March 17th was saint Patrick’s Day, an occasion for much celebration and joviality in these United States. Not so much anywhere else, inclusive of Ireland itself. Himself is the national saint of the island of Eire, both the northern and southern portions, the two being divided quite radically politically, religiously, economically, and by societal influence.

The combined British. Manx and Eiren isles have a whole plethora of saints, three separate icons for the British mainland and two for Ireland. The Isle of Man is very much a place unique unto itself, sharing influences from both its larger neighbors as well as some rather singular aspects of its own, as would be expected of a place whose survival was for centuries dependent not on defensive force but an ability to lean in whatever direction was currently favorable. The historical religious and cultural influences of the Manx people are worthy of a whole epistle on their own, so momentarily I will simply note that they are mystical and magical to themselves alone.

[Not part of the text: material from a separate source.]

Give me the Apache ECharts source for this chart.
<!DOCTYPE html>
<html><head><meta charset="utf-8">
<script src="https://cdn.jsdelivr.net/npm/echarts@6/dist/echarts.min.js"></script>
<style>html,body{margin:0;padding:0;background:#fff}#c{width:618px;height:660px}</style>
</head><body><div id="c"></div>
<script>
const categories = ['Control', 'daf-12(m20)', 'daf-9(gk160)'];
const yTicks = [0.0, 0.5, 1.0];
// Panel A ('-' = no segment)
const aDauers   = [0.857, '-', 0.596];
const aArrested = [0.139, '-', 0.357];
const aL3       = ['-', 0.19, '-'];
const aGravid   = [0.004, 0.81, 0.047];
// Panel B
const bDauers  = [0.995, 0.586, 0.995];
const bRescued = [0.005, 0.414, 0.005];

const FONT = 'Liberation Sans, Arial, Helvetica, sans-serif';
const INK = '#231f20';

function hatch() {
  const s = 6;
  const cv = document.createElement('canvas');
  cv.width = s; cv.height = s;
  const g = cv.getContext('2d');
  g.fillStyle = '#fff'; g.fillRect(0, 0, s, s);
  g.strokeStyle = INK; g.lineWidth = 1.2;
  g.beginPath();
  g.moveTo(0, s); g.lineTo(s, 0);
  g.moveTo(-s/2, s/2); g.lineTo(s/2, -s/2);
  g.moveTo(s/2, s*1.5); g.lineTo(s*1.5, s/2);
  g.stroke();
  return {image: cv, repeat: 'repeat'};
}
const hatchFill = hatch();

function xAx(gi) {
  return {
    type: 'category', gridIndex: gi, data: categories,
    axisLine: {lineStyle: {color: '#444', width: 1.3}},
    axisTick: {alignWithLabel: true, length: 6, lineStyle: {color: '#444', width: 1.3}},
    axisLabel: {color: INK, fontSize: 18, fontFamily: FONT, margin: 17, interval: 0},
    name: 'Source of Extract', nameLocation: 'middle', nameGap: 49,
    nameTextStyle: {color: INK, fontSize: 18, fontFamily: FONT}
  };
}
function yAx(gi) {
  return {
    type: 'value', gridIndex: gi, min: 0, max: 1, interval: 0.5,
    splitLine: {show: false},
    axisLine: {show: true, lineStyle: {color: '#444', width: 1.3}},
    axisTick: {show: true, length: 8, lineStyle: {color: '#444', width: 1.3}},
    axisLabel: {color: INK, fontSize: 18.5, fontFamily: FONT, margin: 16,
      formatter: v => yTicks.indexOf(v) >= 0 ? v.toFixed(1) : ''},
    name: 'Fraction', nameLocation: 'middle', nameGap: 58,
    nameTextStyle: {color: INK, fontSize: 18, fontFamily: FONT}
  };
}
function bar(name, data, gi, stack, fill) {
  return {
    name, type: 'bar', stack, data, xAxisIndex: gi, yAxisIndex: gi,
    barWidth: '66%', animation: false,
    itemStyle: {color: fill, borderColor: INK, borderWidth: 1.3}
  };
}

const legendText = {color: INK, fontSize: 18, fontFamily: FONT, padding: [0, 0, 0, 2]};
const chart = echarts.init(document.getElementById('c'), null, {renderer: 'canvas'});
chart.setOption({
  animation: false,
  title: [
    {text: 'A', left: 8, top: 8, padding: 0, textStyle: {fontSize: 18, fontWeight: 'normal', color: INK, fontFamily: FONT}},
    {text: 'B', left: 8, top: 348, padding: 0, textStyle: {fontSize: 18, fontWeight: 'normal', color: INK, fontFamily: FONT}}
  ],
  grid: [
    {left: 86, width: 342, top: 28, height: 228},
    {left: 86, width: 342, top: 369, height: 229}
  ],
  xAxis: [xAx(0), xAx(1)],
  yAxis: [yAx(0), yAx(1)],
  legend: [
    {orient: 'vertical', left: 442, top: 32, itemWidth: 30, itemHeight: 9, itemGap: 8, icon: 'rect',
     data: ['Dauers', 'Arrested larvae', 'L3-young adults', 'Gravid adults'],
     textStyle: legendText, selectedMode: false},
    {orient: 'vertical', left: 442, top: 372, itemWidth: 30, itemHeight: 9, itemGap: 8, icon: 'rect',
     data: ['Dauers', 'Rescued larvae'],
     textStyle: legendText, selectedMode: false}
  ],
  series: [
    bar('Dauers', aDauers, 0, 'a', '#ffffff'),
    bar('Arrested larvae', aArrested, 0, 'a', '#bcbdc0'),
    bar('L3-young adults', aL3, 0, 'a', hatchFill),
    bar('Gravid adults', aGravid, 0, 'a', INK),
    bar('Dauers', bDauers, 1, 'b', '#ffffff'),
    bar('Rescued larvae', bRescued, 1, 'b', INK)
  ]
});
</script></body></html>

Ireland theoretically celebrates two saints, Patrick in the southern portions, George towards the north. The geography follows the approximate divide between the catholic and protestant religions and the populations inherent political fealty. Faith and politics are particularly divisive in the Irish counties, sports and sociability have thankfully recently become quite integrated.

A liquid celebration of Paddies Day is appropriate throughout Ireland, public houses will be bedecked green for the occasion. An equal party takes place on the twelfth ofJuly in the north alone, in remembrance of the battle of the Boyne, with orange flags being widely displayed. The Irish flag is a green, white, and orange tricolor, acknowledging a large sense of national unity beyond petty squabbling.

The United States with many another outcrop of Irish immigration celebrates Saint Patrick’s Day with great abandon, but in a manner for removed from the Roman Catholic purpose. The day has become but another observance on the calendar of party worthy occasions, much like Christmas day and Easter Sunday.